TASK: Nothing but the lines from the top of the data to the line holding "b_fliers = [[22.1], [17.55, 40.95]]" should be printed, word for word and both ends included; leave the pictures out.

RECORDED DATA:

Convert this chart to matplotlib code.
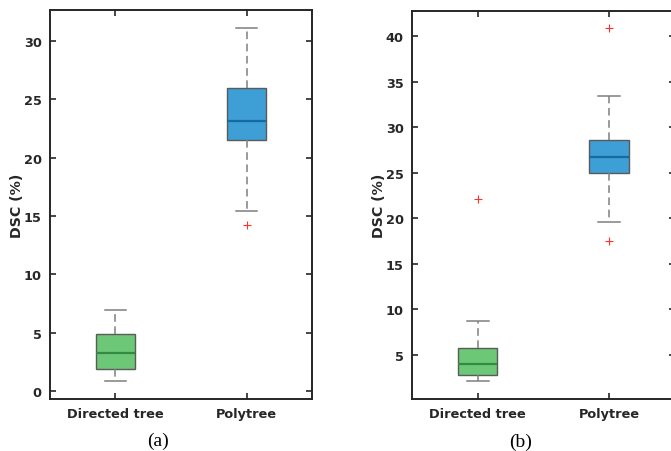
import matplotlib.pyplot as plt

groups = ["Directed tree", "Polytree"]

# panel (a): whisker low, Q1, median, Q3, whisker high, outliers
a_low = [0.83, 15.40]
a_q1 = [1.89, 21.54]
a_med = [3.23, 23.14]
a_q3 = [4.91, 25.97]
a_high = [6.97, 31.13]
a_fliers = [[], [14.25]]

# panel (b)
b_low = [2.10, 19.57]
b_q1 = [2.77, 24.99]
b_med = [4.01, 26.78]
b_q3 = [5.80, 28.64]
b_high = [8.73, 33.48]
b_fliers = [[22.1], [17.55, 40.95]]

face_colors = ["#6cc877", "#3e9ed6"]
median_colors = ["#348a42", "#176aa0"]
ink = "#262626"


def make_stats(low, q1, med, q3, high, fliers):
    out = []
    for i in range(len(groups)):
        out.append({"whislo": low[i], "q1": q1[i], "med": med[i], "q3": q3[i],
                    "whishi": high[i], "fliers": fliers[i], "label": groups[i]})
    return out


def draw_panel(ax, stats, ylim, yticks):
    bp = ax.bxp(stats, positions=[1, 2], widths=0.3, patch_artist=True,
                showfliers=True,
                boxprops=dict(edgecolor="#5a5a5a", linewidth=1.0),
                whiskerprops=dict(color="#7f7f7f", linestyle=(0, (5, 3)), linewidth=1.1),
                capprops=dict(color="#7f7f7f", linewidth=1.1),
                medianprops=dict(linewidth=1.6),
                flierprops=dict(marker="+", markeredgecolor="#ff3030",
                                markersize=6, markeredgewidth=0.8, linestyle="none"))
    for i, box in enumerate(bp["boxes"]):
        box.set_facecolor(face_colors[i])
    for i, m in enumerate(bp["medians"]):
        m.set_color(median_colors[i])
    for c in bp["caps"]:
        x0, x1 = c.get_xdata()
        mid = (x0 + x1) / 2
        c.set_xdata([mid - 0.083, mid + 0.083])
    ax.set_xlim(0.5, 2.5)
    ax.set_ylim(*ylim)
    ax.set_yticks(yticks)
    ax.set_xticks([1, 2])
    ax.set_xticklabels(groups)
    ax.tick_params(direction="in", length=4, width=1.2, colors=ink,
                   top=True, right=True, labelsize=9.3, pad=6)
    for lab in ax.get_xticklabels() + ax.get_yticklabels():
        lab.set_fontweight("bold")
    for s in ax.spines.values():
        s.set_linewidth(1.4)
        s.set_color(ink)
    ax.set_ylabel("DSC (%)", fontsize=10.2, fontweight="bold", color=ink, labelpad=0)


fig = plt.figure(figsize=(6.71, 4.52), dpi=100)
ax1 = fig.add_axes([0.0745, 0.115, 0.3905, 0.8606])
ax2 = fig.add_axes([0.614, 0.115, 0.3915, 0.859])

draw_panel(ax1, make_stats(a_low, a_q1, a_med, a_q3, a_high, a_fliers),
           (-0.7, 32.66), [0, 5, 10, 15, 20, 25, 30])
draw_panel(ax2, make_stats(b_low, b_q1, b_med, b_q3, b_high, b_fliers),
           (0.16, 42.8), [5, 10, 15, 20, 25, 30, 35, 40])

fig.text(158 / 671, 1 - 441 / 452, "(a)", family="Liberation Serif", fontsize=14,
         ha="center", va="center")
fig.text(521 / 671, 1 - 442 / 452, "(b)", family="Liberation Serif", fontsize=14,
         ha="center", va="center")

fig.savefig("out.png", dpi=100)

SOLVED PROBLEM:
Convert this chart to matplotlib code.
import matplotlib.pyplot as plt

groups = ["Directed tree", "Polytree"]

# panel (a): whisker low, Q1, median, Q3, whisker high, outliers
a_low = [0.83, 15.40]
a_q1 = [1.89, 21.54]
a_med = [3.23, 23.14]
a_q3 = [4.91, 25.97]
a_high = [6.97, 31.13]
a_fliers = [[], [14.25]]

# panel (b)
b_low = [2.10, 19.57]
b_q1 = [2.77, 24.99]
b_med = [4.01, 26.78]
b_q3 = [5.80, 28.64]
b_high = [8.73, 33.48]
b_fliers = [[22.1], [17.55, 40.95]]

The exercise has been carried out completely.